I agree with her, in the sense that being able to collaborate with different OS providers, as well as choosing which one do you work with provides a huge flexibility to HTC. The issues related to the OS will be later discussed in this paper. The other competitive advantage I would like to remark is the highly innovative profile of HTC since its foundation. Created and run by engineers, its R&D expense is one of the highest of the industry –a 31. 77% of the operating income in 2008-.

Having a high expense it doesn’t mean anything by itself, but related to the high innovative product portfolio they offer it shows how important R&D is for HTC. However, HTC has to face great challenge. I would highlight 3 major vulnerabilities from HTC. The first on is related to being a relatively new company, created in 1997, and more specifically a new brand. Despite being well renowned as an ODM in the business, it was never presented to consumers before 2006. And having a brand name supposes huge marketing and sales expenses.

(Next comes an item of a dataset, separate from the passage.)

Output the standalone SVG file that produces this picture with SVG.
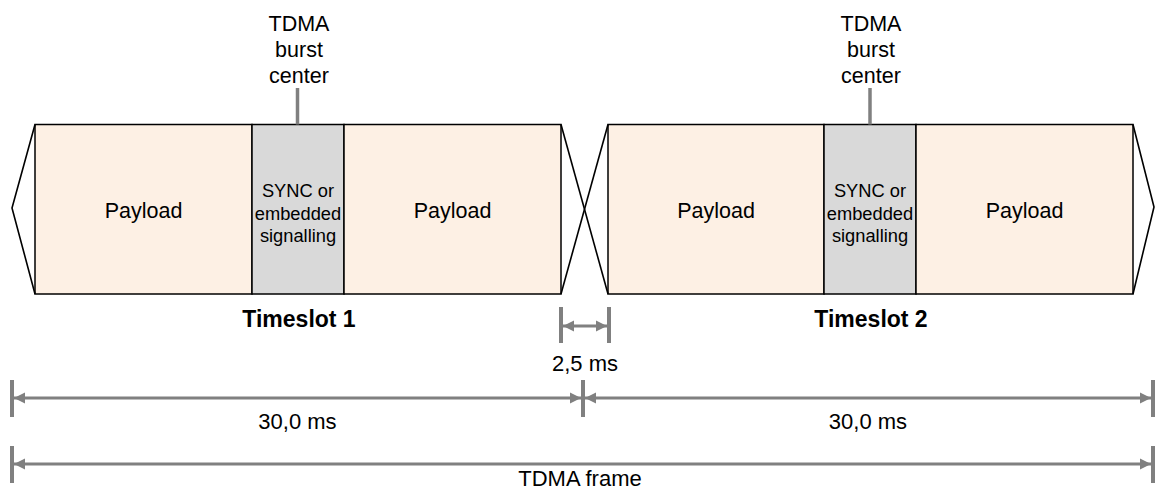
<svg xmlns="http://www.w3.org/2000/svg" width="1155" height="491" viewBox="0 0 1155 491">
<style>
text{font-family:"Liberation Sans",Arial,sans-serif;fill:#000;text-anchor:middle}
.lbl{font-size:21.5px}
.sync{font-size:18.3px}
.ts{font-size:23px;font-weight:bold}
.dim{font-size:22px}
.pay{fill:#FDF0E4;stroke:#000;stroke-width:1.5}
.syn{fill:#D9D9D9;stroke:#000;stroke-width:1.5}
.edge{fill:none;stroke:#000;stroke-width:1.6}
.tick{stroke:#808080;stroke-width:4}
.arr{stroke:#808080;stroke-width:3;fill:none;marker-start:url(#ah);marker-end:url(#ah)}
</style>
<defs>
<marker id="ah" markerUnits="userSpaceOnUse" markerWidth="12" markerHeight="12" refX="11" refY="6" orient="auto-start-reverse">
<path d="M0,0.5 L11,6 L0,11.5 Z" fill="#808080"/>
</marker>
</defs>

<g id="timeslot1">
<rect class="pay" x="35" y="124.5" width="217" height="169.5"/>
<rect class="syn" x="252" y="124.5" width="92" height="169.5"/>
<rect class="pay" x="344" y="124.5" width="217" height="169.5"/>
<text class="lbl" x="143.5" y="217.5">Payload</text>
<text class="sync" x="298" y="197">SYNC or</text>
<text class="sync" x="298" y="219.5">embedded</text>
<text class="sync" x="298" y="242">signalling</text>
<text class="lbl" x="452.5" y="217.5">Payload</text>
<text class="ts" x="299" y="326.5">Timeslot 1</text>
</g>

<g id="burst1">
<text class="lbl" x="299" y="31">TDMA</text>
<text class="lbl" x="299" y="57">burst</text>
<text class="lbl" x="299" y="83">center</text>
<line class="tick" x1="297.5" y1="88" x2="297.5" y2="124.5" style="stroke-width:3.5"/>
</g>

<g id="timeslot2">
<rect class="pay" x="608" y="124.5" width="216" height="169.5"/>
<rect class="syn" x="824" y="124.5" width="92" height="169.5"/>
<rect class="pay" x="916" y="124.5" width="217" height="169.5"/>
<text class="lbl" x="716" y="217.5">Payload</text>
<text class="sync" x="870" y="197">SYNC or</text>
<text class="sync" x="870" y="219.5">embedded</text>
<text class="sync" x="870" y="242">signalling</text>
<text class="lbl" x="1024.5" y="217.5">Payload</text>
<text class="ts" x="871" y="326.5">Timeslot 2</text>
</g>

<g id="burst2">
<text class="lbl" x="871" y="31">TDMA</text>
<text class="lbl" x="871" y="57">burst</text>
<text class="lbl" x="871" y="83">center</text>
<line class="tick" x1="870" y1="88" x2="870" y2="124.5" style="stroke-width:3.5"/>
</g>

<g id="edges">
<polyline class="edge" points="35,124.5 12,208 35,294"/>
<line class="edge" x1="561" y1="124.5" x2="608" y2="294"/>
<line class="edge" x1="608" y1="124.5" x2="561" y2="294"/>
<polyline class="edge" points="1133,124.5 1154,207 1133,294"/>
</g>

<g id="connectors">
<line class="tick" x1="561" y1="307" x2="561" y2="343"/>
<line class="tick" x1="609" y1="307" x2="609" y2="343"/>
<line class="arr" x1="563" y1="326" x2="607" y2="326"/>
<text class="dim" x="585" y="371">2,5 ms</text>

<line class="tick" x1="12" y1="380" x2="12" y2="417"/>
<line class="tick" x1="583" y1="380" x2="583" y2="417"/>
<line class="tick" x1="1153" y1="380" x2="1153" y2="417"/>
<line class="arr" x1="14" y1="398" x2="581" y2="398"/>
<line class="arr" x1="585" y1="398" x2="1151" y2="398"/>
<text class="dim" x="297.5" y="429">30,0 ms</text>
<text class="dim" x="868" y="429">30,0 ms</text>

<line class="tick" x1="12" y1="446" x2="12" y2="483"/>
<line class="tick" x1="1153" y1="446" x2="1153" y2="483"/>
<line class="arr" x1="14" y1="464" x2="1151" y2="464"/>
<text class="dim" x="580" y="486">TDMA frame</text>
</g>
</svg>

The second challenge HTC has to face, closely related to being a new brand, it’s its low market penetration in the US, one of biggest market for smartphones until today. According to the data provided in the case study in 2008 only a 2% of U. S. mobile phone users would choose HTC as first brand. This is clearly a disadvantage for HTC. Nevertheless, they are stronger in Asia, including China, a region where mobile shipments are expected to grow a lot in the next years specially compared to U. S. nd European market saturation. Finally, another weak spot for HTC is related to their cost structure. The company is trying to achieve greater economies of scale to be able to both lower the prices –and so expand their consume base- and increase their margins. To achieve this goal HTC could increase their market share. But as this is not easy to do, what HTC definitely has to do is increase the portion of common components across its portfolio, so they have a higher bargain power with their suppliers.